Operating expenses — covering property management, property taxes, insurance, maintenance, and vacancy — typically consume 35–50% of gross rental income. A common rule of thumb (the 50% rule) suggests budgeting half of gross rent for expenses before debt service. Underestimating this is one of the most common mistakes new rental investors make.
What is the difference between cap rate and cash-on-cash return?
Cap rate measures a property's income relative to its purchase price, assuming no financing — it's a property-level metric. Cash-on-cash return measures the actual annual cash flow you receive relative to the cash you personally invested, so it accounts for your mortgage. For leveraged investors, cash-on-cash is usually the more practical number to track.
How does financing affect my rental property returns?

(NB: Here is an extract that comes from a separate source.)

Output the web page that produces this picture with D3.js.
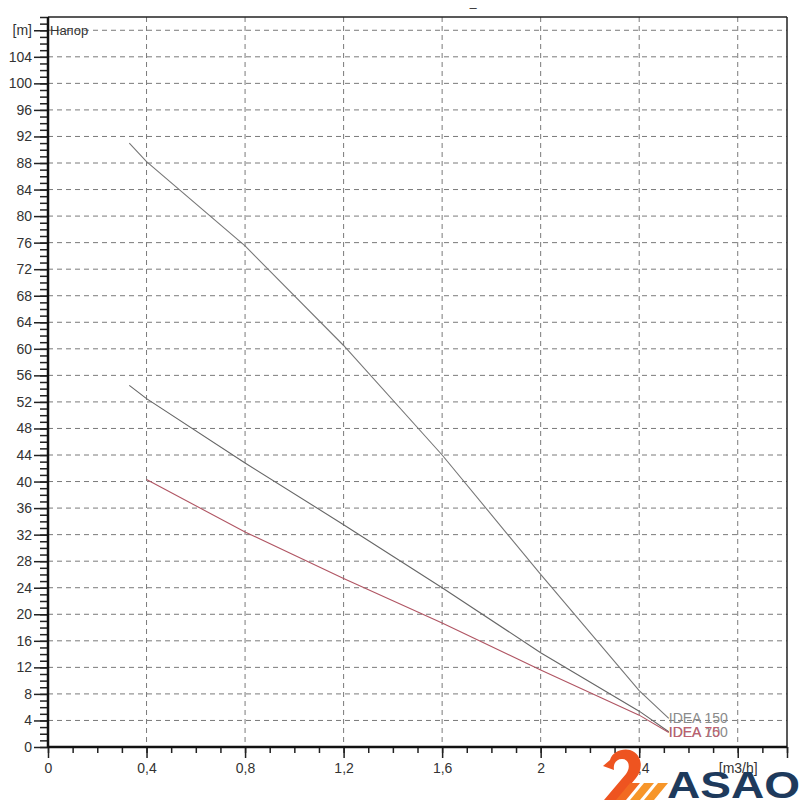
<!DOCTYPE html>
<html><head><meta charset="utf-8">
<script src="https://cdn.jsdelivr.net/npm/d3@7"></script>
<style>body{margin:0;background:#fff}svg{display:block;font-family:"Liberation Sans",Arial,sans-serif}</style>
</head><body><svg id="c" width="800" height="800"></svg>
<script>
const seriesNames = ["IDEA 150", "IDEA 100", "IDEA 75"];
const flowA = [0.33, 0.4, 0.8, 1.2, 1.6, 2.0, 2.4, 2.52];
const headA = [91, 88.2, 75.5, 60.5, 44, 26, 8.5, 4.3];
const flowB = [0.33, 0.4, 0.8, 1.2, 1.6, 2.0, 2.4, 2.52];
const headB = [54.5, 52.5, 42.8, 33.5, 24, 14.2, 5.4, 2.3];
const flowC = [0.4, 0.8, 1.2, 1.6, 2.0, 2.4, 2.52];
const headC = [40.3, 32.4, 25.4, 18.7, 11.6, 4.8, 2.2];
const xTicks = [0, 0.4, 0.8, 1.2, 1.6, 2, 2.4];
const xTickLabels = ["0", "0,4", "0,8", "1,2", "1,6", "2", "2,4"];
const xUnit = "[m3/h]";
const yUnit = "[m]";
const yTitle = "Напор";

const svg = d3.select("#c");
const L = 48, R = 787, T = 17, B = 747;
const x = d3.scaleLinear().domain([0, 3]).range([L, R]);
const y = d3.scaleLinear().domain([0, 110]).range([B, T]);

// grid
const g = svg.append("g");
d3.range(4, 109, 4).forEach(v => g.append("line").attr("x1", L).attr("x2", R).attr("y1", y(v)).attr("y2", y(v))
  .attr("stroke", "#7a7a7a").attr("stroke-dasharray", "5,4").attr("stroke-width", 1));
d3.range(1, 8).map(i => i * 0.4).forEach(v => g.append("line").attr("x1", x(v)).attr("x2", x(v)).attr("y1", T).attr("y2", B)
  .attr("stroke", "#7a7a7a").attr("stroke-dasharray", "5,4").attr("stroke-width", 1));

// frame
svg.append("line").attr("x1", L).attr("x2", R).attr("y1", T).attr("y2", T).attr("stroke", "#222").attr("stroke-width", 1.5);
svg.append("line").attr("x1", R).attr("x2", R).attr("y1", T).attr("y2", B).attr("stroke", "#222").attr("stroke-width", 1.5);

// y axis
const yMinor = d3.range(0, 111, 1);
const yAx = d3.axisLeft(y).tickValues(yMinor).tickSize(8).tickFormat("");
svg.append("g").attr("transform", `translate(${L},0)`).call(yAx)
  .call(s => s.select(".domain").remove()).selectAll("line").attr("stroke", "#222").attr("stroke-width", 1.5);
const yMajor = d3.range(0, 109, 4);
svg.append("g").attr("transform", `translate(${L},0)`).call(d3.axisLeft(y).tickValues(yMajor).tickSize(14)
  .tickFormat(d => d === 108 ? yUnit : d))
  .call(s => s.select(".domain").remove())
  .call(s => s.selectAll("line").attr("stroke", "#222").attr("stroke-width", 1.5))
  .call(s => s.selectAll("text").attr("font-size", 14).attr("fill", "#333").attr("dx", 1));

// x axis
svg.append("g").attr("transform", `translate(0,${B})`).call(d3.axisBottom(x).tickValues(d3.range(0, 31).map(i => i / 10)).tickSize(6).tickFormat(""))
  .call(s => s.select(".domain").remove()).selectAll("line").attr("stroke", "#222").attr("stroke-width", 1.5);
svg.append("g").attr("transform", `translate(0,${B})`).call(d3.axisBottom(x).tickValues(xTicks.concat([2.8, 3])).tickSize(11)
  .tickFormat((d, i) => i < xTickLabels.length ? xTickLabels[i] : (i === xTickLabels.length ? xUnit : "")))
  .call(s => s.select(".domain").remove())
  .call(s => s.selectAll("line").attr("stroke", "#222").attr("stroke-width", 1.5))
  .call(s => s.selectAll("text").attr("font-size", 14).attr("fill", "#333").attr("dy", "0.85em"));

// axis lines
svg.append("line").attr("x1", L).attr("x2", L).attr("y1", T).attr("y2", B + 1).attr("stroke", "#111").attr("stroke-width", 2.5);
svg.append("line").attr("x1", L).attr("x2", R).attr("y1", B).attr("y2", B).attr("stroke", "#111").attr("stroke-width", 2.5);

// labels
svg.append("text").attr("x", 50).attr("y", y(108) + 5).attr("font-size", 13).attr("fill", "#333").text(yTitle);
svg.append("text").attr("x", 473).attr("y", 12).attr("font-size", 13).attr("fill", "#333").attr("text-anchor", "middle").text("–");

// curves
const line = d3.line().x(d => x(d[0])).y(d => y(d[1]));
const series = [
  {name: seriesNames[0], pts: d3.zip(flowA, headA), color: "#777", tcol: "#8a8a8a"},
  {name: seriesNames[1], pts: d3.zip(flowB, headB), color: "#666", tcol: "#8a8a8a"},
  {name: seriesNames[2], pts: d3.zip(flowC, headC), color: "#b05563", tcol: "#c06070"}
];
series.forEach(s => svg.append("path").attr("d", line(s.pts)).attr("fill", "none").attr("stroke", s.color).attr("stroke-width", 1.1));
series.forEach(s => {
  const p = s.pts[s.pts.length - 1];
  svg.append("text").attr("x", x(p[0])).attr("y", y(p[1]) + 5).attr("font-size", 14).attr("fill", s.tcol).text(s.name);
});

// logo
const logo = svg.append("g");
logo.append("text").attr("x", 667).attr("y", 798).attr("font-size", 37).attr("font-weight", "bold")
  .attr("textLength", 133).attr("lengthAdjust", "spacingAndGlyphs")
  .attr("fill", "#1e3a5c").text("ASAO");
// swan-like "2"
logo.append("path").attr("d", "M603,766 L610,760 C612,752 622,748 630,750 C642,754 644,768 636,778 L618,800 L604,800 L626,774 C631,767 629,759 622,759 C616,759 613,764 614,770 Z").attr("fill", "#ee5420");
[0, 1, 2].forEach(i => logo.append("path")
  .attr("d", `M${616 + i * 14},800 L${630 + i * 14},783 L${640 + i * 14},783 L${626 + i * 14},800 Z`)
  .attr("fill", i === 0 ? "#f26a22" : "#f7962a"));
</script></body></html>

Financing amplifies returns when a property's income exceeds its debt cost. On a $400,000 property generating $18,000 annual NOI at a 4.5% cap rate, a typical mortgage of around $10,000 annually and $6,000 in operating expenses can leave approximately $2,000–$3,000 in annual cash flow to the investor. The actual outcome depends on your specific loan terms and local expense levels.
How much annual appreciation should I expect from US real estate?
US residential real estate has appreciated an average of 2–4% annually over 10+ year periods. Appreciation varies significantly by market and time frame — some years deliver more, some less. Investors generally treat appreciation as a long-term equity-building benefit layered on top of rental cash flow, not as a return to rely on in the short term.
How do US rental yields compare to Israeli real estate?
Israeli residential rental yields average 2–3% annually. US rental properties in comparable asset classes have delivered yields of 4–6%, representing a 2–3% annual premium for foreign investors. Beyond yield, the US market offers significantly higher property liquidity, a transparent legal framework, and professional property management infrastructure that is generally harder to access in Israel.
What is the 50% rule in real estate?
The 50% rule is a quick estimation tool: assume that roughly 50% of a rental property's gross income will be consumed by operating expenses before debt service. This covers property management, taxes, insurance, maintenance, repairs, and vacancy. It's a rough heuristic — actual expenses typically fall in the 35–50% range — but it prevents investors from overestimating cash flow when evaluating deals.
How much should property management cost?
Professional property management typically costs 8–12% of monthly gross rent, and is usually included within the broader 35–50% operating expense range for a stabilized rental. For investors managing remotely from Israel, professional management is nearly always the practical approach — the cost is real, but so is the time and logistical complexity of self-managing a property thousands of miles away.
Can I deduct depreciation on rental property?
US tax law allows residential rental property to be depreciated over 27.5 years, which can meaningfully reduce taxable income from rental earnings. For Israeli investors, the interaction between US and Israeli tax obligations is an important planning area. Tax treatment depends on individual circumstances — consulting a cross-border tax professional before investing is strongly recommended.